No one knew this better than entrepreneurs Frank H. Page, Edward O. Tuttle, and George D. Munsing, who founded Minneapolis's Northwestern Knitting Company in 1887 with the express purpose of making simple, comfortable undergarments. The company began by making high-quality custom products but hit its stride by embracing mass production. Much of the company's early success hinged on the patents filed by George Munsing, a tireless inventor. In 1888, for example, he patented a woolen knit fabric sure to please his customers: "It will be readily understood," according to the patent description, "that the desirable qualities of a fabric for this purpose are that it shall be heavy enough to be sufficiently warm; that it shall also have a fine attractive, and handsomely finished outer surface and a soft but smooth under surface that will not irritate the flesh of the wearer."
In 1919, the company was renamed Munsingwear. By then its place in the underwear industry was secure, thanks to its prodigious output of the humble yet essential union suit. Munsingwear's signature product was affordable (due to the company's well-honed production techniques), comfortable (due to Munsing's patented knitting techniques), and ubiquitous (due to Munsingwear's savvy marketing). With its 1897 appearance in the Ladies' Home Journal, the company became the first to place an underwear ad in a national magazine. In 1917, the company's output was 30,000 garments a day. By 1923, Munsingwear, Inc., was the largest manufacturer in the world producing underwear under one trademark. It was also Minnesota's largest employer of women--85 percent of its 3,000 employees were female.

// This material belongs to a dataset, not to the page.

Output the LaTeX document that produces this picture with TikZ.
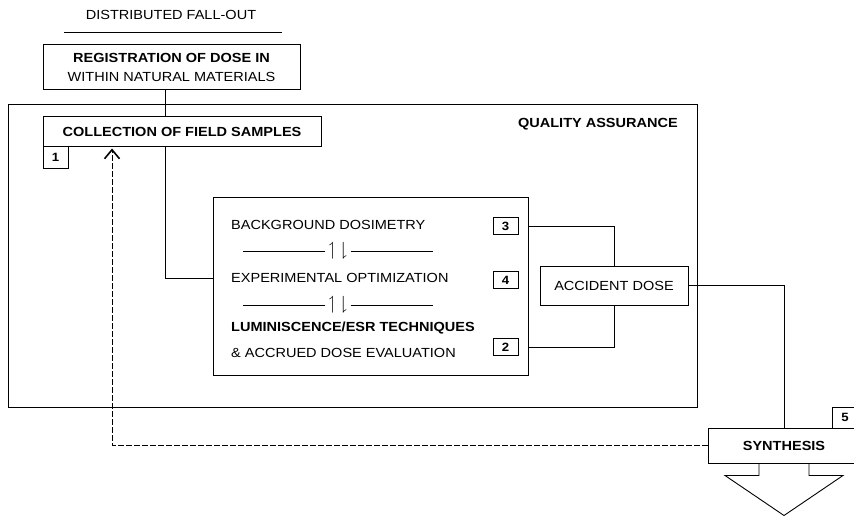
\documentclass[tikz,border=0pt]{standalone}
\usepackage{amsmath}
\usepackage{amssymb}
\usepackage{fontspec}
\setmainfont{Liberation Sans}[FakeStretch=1.1]
\usetikzlibrary{arrows.meta}

\begin{document}
\begin{tikzpicture}[
    x=1pt, y=-1pt,
    every node/.style={font=\fontsize{13.2}{19}\selectfont, inner sep=0pt},
    heavy/.style={font=\fontsize{13.2}{19}\selectfont\bfseries},
    box/.style={draw, line width=1pt},
    numbox/.style={draw, line width=1pt, minimum width=25pt, minimum height=17pt,
        font=\fontsize{12}{12}\selectfont\bfseries},
    conn/.style={line width=0.7pt},
    feedback/.style={line width=0.8pt, dash pattern=on 6pt off 2pt, shorten >=1pt,
        -{Straight Barb[length=9pt,width=15pt,line width=1.6pt]}},
    updown/.style={font=\fontsize{19}{19}\selectfont, inner sep=3pt}
]
    \useasboundingbox (0,0) rectangle (854,516);%page size

    \node (dist) at (171, 15) {DISTRIBUTED FALL-OUT};
    \coordinate (ruleL) at (64, 32);
    \coordinate (ruleR) at (282, 32);
    \draw[line width=0.9pt] (ruleL) -- (ruleR);

    \node[box, minimum width=257pt, minimum height=45pt, align=center] (reg) at (171.5, 67.5)
        {{\bfseries REGISTRATION OF DOSE IN}\\WITHIN NATURAL MATERIALS};

    \node[box, minimum width=689pt, minimum height=302pt] (qa) at (352.5, 256) {};
    \node[heavy, anchor=east] (qatxt) at (678, 124) {QUALITY ASSURANCE};

    \node[box, fill=white, minimum width=278pt, minimum height=30pt] (coll) at (182, 132)
        {\bfseries COLLECTION OF FIELD SAMPLES};
    \node[numbox, minimum height=21pt] (n1) at (55.5, 157.5) {1};

    %techniques box
    \node[box, minimum width=315pt, minimum height=178pt] (mid) at (370.5, 286) {};
    \node[anchor=west] (bg) at (231, 225) {BACKGROUND DOSIMETRY};
    \node[updown] (sepA) at (338, 251) {$\upharpoonleft\,\downharpoonright$};
    \node[anchor=west] (exp) at (231, 278) {EXPERIMENTAL OPTIMIZATION};
    \node[updown] (sepB) at (338, 305) {$\upharpoonleft\,\downharpoonright$};
    \node[heavy, anchor=west] (lum) at (231, 328) {LUMINISCENCE/ESR TECHNIQUES};
    \node[anchor=west] (acr) at (231, 353) {\& ACCRUED DOSE EVALUATION};
    \draw[line width=0.9pt] (sepA.west) -- ++(-82,0);
    \draw[line width=0.9pt] (sepA.east) -- ++(82,0);
    \draw[line width=0.9pt] (sepB.west) -- ++(-82,0);
    \draw[line width=0.9pt] (sepB.east) -- ++(82,0);

    \node[numbox] (n3) at (505.5, 226) {3};
    \node[numbox] (n4) at (505.5, 280) {4};
    \node[numbox] (n2) at (505.5, 347) {2};

    \node[box, minimum width=148pt, minimum height=39pt] (acc) at (614, 285.5) {ACCIDENT DOSE};

    \node[box, fill=white, minimum width=152pt, minimum height=35pt] (syn) at (784, 445.5)
        {\bfseries SYNTHESIS};
    \node[numbox, minimum height=21pt] (n5) at (845, 417.5) {5};

    %big arrow out of synthesis
    \draw[line width=0.9pt] ([xshift=-25pt]syn.south) -- ++(0,12) -- ++(-34,0)
        -- ++(59,40) -- ++(59,-40) -- ++(-34,0) -- ++(0,-12);

    %connectors
    \coordinate (feed) at (165, 0);
    \coordinate (back) at (112, 0);
    \draw[conn] (reg.south -| feed) -- (coll.north -| feed);
    \draw[conn] (coll.south -| feed) |- (mid.west |- exp);
    \draw[conn] (mid.east |- n3) -| (acc.north);
    \draw[conn] (mid.east |- n2) -| (acc.south);
    \draw[conn] (acc.east) -| (syn.north);
    \draw[feedback] (syn.west) -| (coll.south -| back);
\end{tikzpicture}
\end{document}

Business remained brisk over the years. Munsingwear made its last union suit in 1969, but by then the company had diversified and was making a range of products, from Vassarette undergarments for women to Grand Slam golf shirts for men (remember the penguin logo?). Munsingwear's Minneapolis production plant, built in 1915, closed in 1981. The building is now known as International Market Square. Minneapolis Star and Tribune columnist Jim Klobuchar spoke for many with his memories of the company's most notable product: "For generations, nobody made longjohns like Munsingwear. We wore them every day for seven months at a time in northern Minnesota. Every Monday was a reveille for the town's longjohns. They were marshaled in white regiments on the wash line, hanging in frozen attention."